Korrah Sadat / Chak Kori Sadad / Chak Korra Sadat is a village in Allahabad Mandal, Fatehpur district, in the state of Uttar Pradesh, India.

==Geography==
Korra Sadat is 20 km from its district main city Fatehpur and 140 km from its state main city Lucknow. The national highway ( g.t. road) is 5 km from village. Delhi- Kolkata railway line is 4 km from the village. Its PIN is 212622.

==Religion==
There is a temple of KALI MATA which is more than 150 years old. There is a Neem tree in this temple which is very large.

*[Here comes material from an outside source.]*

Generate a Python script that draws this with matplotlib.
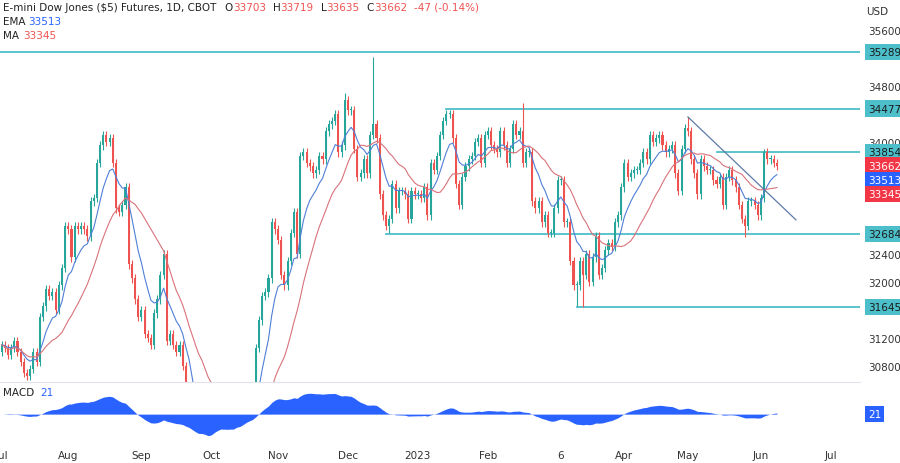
import matplotlib.pyplot as plt
import pandas as pd
import numpy as np

# daily closes (Jul 1 2022 .. Jun 8 2023)
closes = [
    # Jul
    31100, 31050, 30950, 31050, 31150, 31000, 30850, 30700, 30650, 30750, 31000,
    30850, 31500, 31650, 31900, 31800, 31850, 31600, 31950, 32200, 32800,
    # Aug
    32750, 32350, 32800, 32750, 32800, 32750, 32650, 33150, 33200, 33700, 33950,
    34100, 34000, 34050, 33700, 33050, 33000, 33100, 33350, 32250, 32050, 31750, 31500,
    # Sep
    31600, 31250, 31200, 31100, 31550, 31750, 32100, 32400, 31150, 31250, 31100,
    31000, 31100, 30800, 30300, 30200, 29600, 29300, 29200, 29700, 29200, 28800,
    # Oct
    29500, 30300, 30200, 30050, 29400, 29300, 29350, 29250, 30000, 29600, 30150,
    30400, 30300, 30350, 31050, 31450, 31800, 31850, 32050, 32850, 32750,
    # Nov
    32600, 32100, 31950, 32300, 32700, 33000, 32400, 33800, 33850, 33700, 33650,
    33550, 33600, 33800, 33750, 34150, 34250, 34300, 34400, 33850, 33950, 34600,
    # Dec
    34450, 34450, 33900, 33500, 33550, 33750, 33550, 34100, 34250, 34050, 33250,
    32950, 32800, 32900, 33400, 33050, 33300, 33300, 33250, 32900, 33300, 33250,
    # Jan
    33250, 33200, 33350, 32950, 33700, 33600, 33800, 34100, 34300, 34400, 34400,
    34050, 33400, 33100, 33500, 33650, 33750, 33800, 34000, 34050, 33700, 34100,
    # Feb
    34150, 33950, 33900, 33850, 34150, 33950, 33700, 33900, 34250, 34100, 34150,
    33700, 33850, 33850, 33150, 33050, 33150, 32850, 32950, 32700,
    # Mar
    32700, 33050, 33450, 33450, 32850, 32850, 32300, 31950, 31950, 32300, 32100,
    32400, 32000, 32350, 32650, 32100, 32200, 32450, 32550, 32500, 32850, 32950, 33350,
    # Apr
    33700, 33500, 33550, 33600, 33600, 33700, 33850, 33750, 34100, 34000, 34050,
    34100, 33950, 33850, 33900, 33950, 33550, 33300, 33900, 34200,
    # May
    34150, 33750, 33550, 33250, 33750, 33650, 33600, 33600, 33450, 33400, 33500,
    33100, 33500, 33600, 33450, 33350, 33100, 32900, 32800, 33150, 33150, 33100, 32950,
    # Jun
    33200, 33850, 33750, 33750, 33700, 33662,
]
first_open = 31000
wick = 60
high_override = {"2022-11-30": 34700, "2022-12-13": 35214, "2023-02-16": 34550,
                 "2023-05-01": 34357, "2023-06-02": 33900}
low_override = {"2022-12-20": 32700, "2023-03-13": 31660, "2023-03-15": 31645,
                "2023-05-25": 32640}

levels = [35289, 34477, 33854, 32684, 31645]
level_start = [None, "2023-01-13", "2023-05-12", "2022-12-19", "2023-03-13"]
trend_pts = [("2023-05-01", 34357), ("2023-06-16", 32886)]
price_ticks = [35600, 34800, 34000, 32400, 32000, 31200, 30800]
month_ticks = ["2022-07-01", "2022-08-01", "2022-09-01", "2022-10-03", "2022-11-01",
               "2022-12-01", "2023-01-02", "2023-02-01", "2023-03-06", "2023-04-03",
               "2023-05-01", "2023-06-01", "2023-07-03"]
month_labels = ["Jul", "Aug", "Sep", "Oct", "Nov", "Dec", "2023", "Feb", "6", "Apr",
                "May", "Jun", "Jul"]

GREEN, RED, TEAL = "#26a69a", "#ef5350", "#4dbfca"

full = pd.bdate_range("2022-07-01", "2023-07-31")
dates = full[:len(closes)]
pos = lambda d: full.get_loc(pd.Timestamp(d))

c = pd.Series(closes, index=dates, dtype=float)
o = c.shift(1).fillna(first_open)
hi = np.maximum(o, c) + wick
lo = np.minimum(o, c) - wick
for d, v in high_override.items():
    hi[pd.Timestamp(d)] = v
for d, v in low_override.items():
    lo[pd.Timestamp(d)] = v
ema = c.ewm(span=9, adjust=False).mean()
ma = c.rolling(20, min_periods=1).mean()
macd = c.ewm(span=12, adjust=False).mean() - c.ewm(span=26, adjust=False).mean()

fig = plt.figure(figsize=(9, 4.64), dpi=100)
ax = fig.add_axes([0, 0.175, 0.955, 0.825])
axm = fig.add_axes([0, 0.052, 0.955, 0.12], sharex=ax)

x = np.arange(len(c))
cols = [GREEN if cc >= oo else RED for oo, cc in zip(o, c)]
ax.vlines(x, lo, hi, colors=cols, lw=0.8, zorder=2)
ax.bar(x, np.maximum(np.abs(c - o), 15), bottom=np.minimum(o, c), width=0.65,
       color=cols, zorder=3)
ax.plot(x, ema, color="#4f7fd6", lw=0.8, zorder=4)
ax.plot(x, ma, color="#d9727a", lw=0.8, zorder=4)

for lv, st in zip(levels, level_start):
    x0 = -5 if st is None else pos(st)
    ax.plot([x0, 300], [lv, lv], color=TEAL, lw=1.3, zorder=1)
ax.plot([pos(d) for d, _ in trend_pts], [v for _, v in trend_pts],
        color="#5d7ba8", lw=0.9, zorder=4)

ax.set_xlim(-0.5, pos("2023-07-14"))
ax.set_ylim(30571, 36043)
ax.yaxis.tick_right()
ax.set_yticks(price_ticks)
ax.tick_params(axis="y", length=0, labelsize=7.5, labelcolor="#333333", pad=6)
ax.tick_params(axis="x", bottom=False, labelbottom=False)
for s in ax.spines.values():
    s.set_visible(False)

def tag(a, y, text, bg, fg="white", dy=0):
    a.annotate(text, xy=(1, y), xycoords=("axes fraction", "data"), xytext=(6, dy),
               textcoords="offset points", va="center", ha="left", fontsize=7.5,
               color=fg, zorder=10, annotation_clip=False,
               bbox=dict(boxstyle="square,pad=0.3", fc=bg, ec="none"))

for lv in levels:
    tag(ax, lv, str(lv), TEAL, "#1a1a1a")
tag(ax, 33662, "33662", "#f23645")
tag(ax, 33513, "33513", "#2962ff", dy=-3)
tag(ax, 33345, "33345", "#f23645", dy=-4.5)
fig.text(0.975, 0.985, "USD", fontsize=7.5, color="#333333", va="top", ha="center")

# header, pieces chained left to right
hdr = [("E-mini Dow Jones ($5) Futures, 1D, CBOT", "#222222", 0),
       ("O", "#222222", 6), ("33703", RED, 0), ("H", "#222222", 5),
       ("33719", RED, 0), ("L", "#222222", 5), ("33635", RED, 0),
       ("C", "#222222", 5), ("33662", RED, 0), ("-47 (-0.14%)", RED, 5)]
prev = None
for t, col, gap in hdr:
    if prev is None:
        prev = fig.text(3 / 900, 1 - 8 / 464, t, fontsize=7.5, color=col, va="center")
    else:
        prev = ax.annotate(t, xy=(1, 0.5), xycoords=prev, xytext=(gap, 0),
                           textcoords="offset points", fontsize=7.5, color=col,
                           va="center", annotation_clip=False)
fig.text(3 / 900, 1 - 22 / 464, "EMA", fontsize=7.5, color="#222222", va="center")
fig.text(28 / 900, 1 - 22 / 464, "33513", fontsize=7.5, color="#2962ff", va="center")
fig.text(3 / 900, 1 - 36 / 464, "MA", fontsize=7.5, color="#222222", va="center")
fig.text(23 / 900, 1 - 36 / 464, "33345", fontsize=7.5, color=RED, va="center")

# MACD panel
axm.fill_between(x, macd, 0, color="#2962ff", lw=0)
lim = np.abs(macd).max() * 1.15
axm.set_ylim(-lim, lim * 1.25)
axm.set_yticks([])
for s in axm.spines.values():
    s.set_visible(False)
fig.add_artist(plt.Line2D([0, 0.955], [0.174, 0.174], color="#e0e3eb", lw=0.8))
axm.text(0.004, 0.93, "MACD", transform=axm.transAxes, fontsize=7.5,
         color="#222222", va="top")
axm.text(0.047, 0.93, "21", transform=axm.transAxes, fontsize=7.5,
         color="#2962ff", va="top")
tag(axm, 0, "21", "#2962ff")
axm.set_xticks([pos(d) for d in month_ticks])
axm.set_xticklabels(month_labels)
axm.tick_params(axis="x", length=0, labelsize=7.5, labelcolor="#333333", pad=8)
axm.set_xlim(-0.5, pos("2023-07-14"))

fig.savefig("out.png", dpi=100, facecolor="white")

One part of village is majority Hindu and another part is majority Muslim. The Village is covered with sub boundaries of Ahiran Ka Purva, Buchhi Ka Purva, Dalpatpur and Kumharan Ka Purva. These are the sub part of the village. The Hindu community used to celebrate the festival like Holi and Deewali with full Panoply while Muslims celebrate their Eid Festival with meeting each other. In the time of Navratri Hindu community establish the sculpture of Durga Mata and celebrate the festival up to 9 days. Every night Durga Jagaran program take place and thereafter villagers Immerse the Sculpture in the Ganges river. Muslims also celebrate the Program of "Qawwali" (a style of Sufi devotional music marked by rhythmic improvisatory repetition of a short phrase) every year with full Panoply.

==Economy==
Farming is the main occupation of the village and it is the main source of the living and income. People of the village are also working as government employee and living outside the village.

==Sport==
Cricket is one of the game of the village and tournaments used to take place in the village often. There are 3-4 cricket teams in the village.